Merkez Bankası Başkanı Hafize Gaye Erkan, Hürriyet Genel Yayın Yönetmeni Ahmet Hakan'ın sorularını yanıtlarken " İstanbul, Manhattan’dan pahalı olur mu? Biz İstanbul’da ev bulamadık. Müthiş pahalı. Annemlere yerleştik, onların yanında kalıyoruz" açıklamasında bulunmuş.

Bizim Anadolu’da bir söz vardır "Abdalın karnı doyunca gözü pabucunda olur" Denir.

Anlaşılan o ki Hafize Hanım’ın da gözü pabucunda…

Türkiye’deki işini gelip geçici, her an kapının önüne konabileceği kısa vadeli bir iş olarak görüyor olmalı ki burada bir yerleşik düzen kurmaya falan kalkışmamış.

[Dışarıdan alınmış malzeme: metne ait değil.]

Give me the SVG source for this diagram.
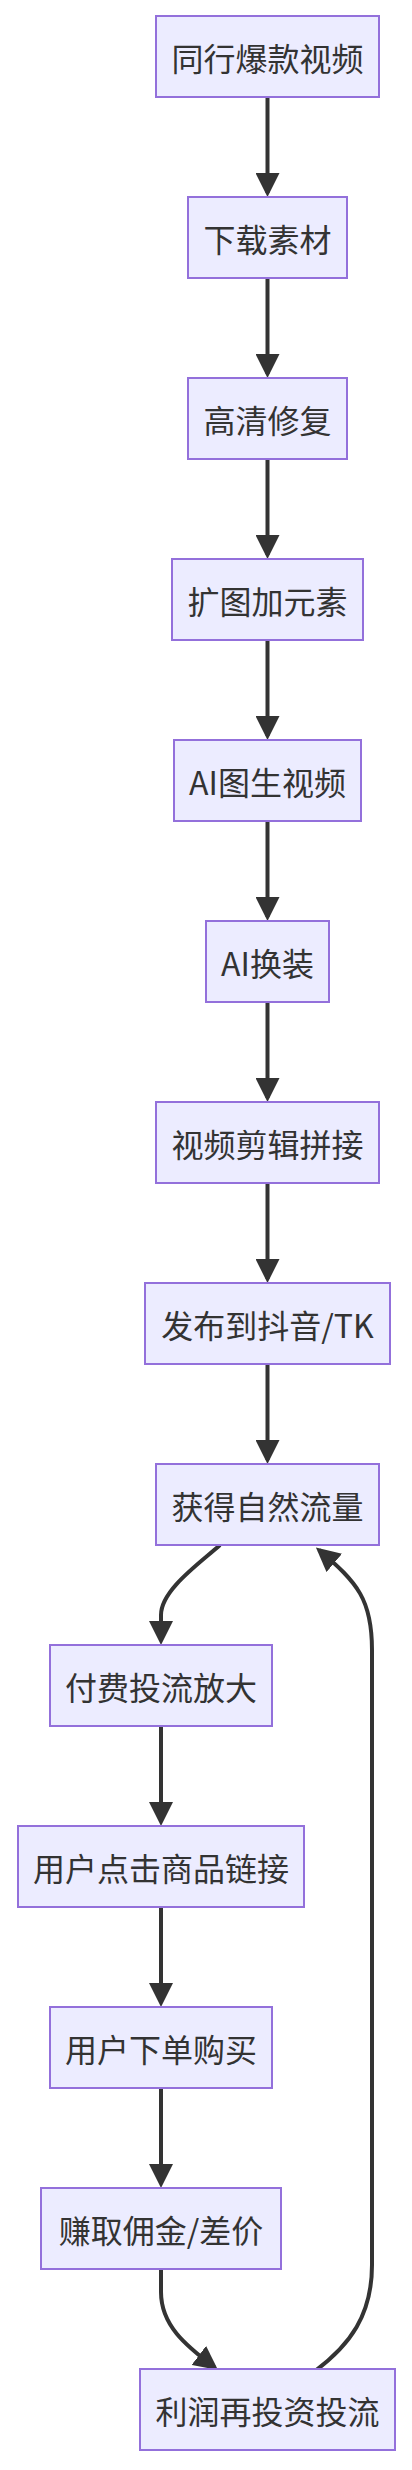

Yoksa biliyoruz ki bir Merkez Bankası Başkanının geliri bir ev tutmaya da bir ev satın almaya da fazlasıyla yeterde artar bile neden anasının evinde kalmaya muhtaç olsun ki?

Ayrıca kendisinin kişisel birikimi ve gelirinin de bir ev kiralamak ya da satın almak için oldukça yeterli olduğu biliniyor.

Görünen o ki kendisi Türkiye’de yerleşik bir düzen kurmak istememiş…

Peki, kendi kısa vadeli kişisel geleceğini bile öngörüp, düzen kurmayan bir Merkez Bankası Başkanının Türkiye’nin orta ve hatta uzun vadeli geleceğini öngörebileceğine biz nasıl güvenelim?

Gözü pabucunda, her an bavulunu toplayıp, ceketini giyip gidebilecek şekilde alesta bekleyen bir Merkez Bankası Başkanının gelecek öngörülerine kim niye, nasıl güvensin?

Merkez Bankası Başkanı Hafize Gaye Erkan’ın bu talihsiz ve gereksiz açıklaması emin olun ki onun bu güne kadar piyasalara vermeye çalıştığı güveni derinden sarsacak bir itiraf niteliğindedir.

Eh atalarımız boşu boşuna “boğaz dokuz boğumdur” dememiş, bir sözü dikkatli bir şekilde düşünüp, ölçüp biçerek buna göre söylemek gerekir yoksa saklamaya çalıştığın gerçekler bir anda ortaya dökülüp böyle bir anda gözler önüne seriliverir.

İşin bir diğer yönü de neden İstanbul?

Tamam, biliyoruz iktidar birçok devlet kurumu gibi Merkez Bankasını da İstanbul’a taşımak istiyor amma ve lakin T.C. Merkez Bankasının İdare Merkezi Ankara’da değil mi?

İstanbul’da oturup Ankara’da çalışmak ne kadar mantıklı bir iş?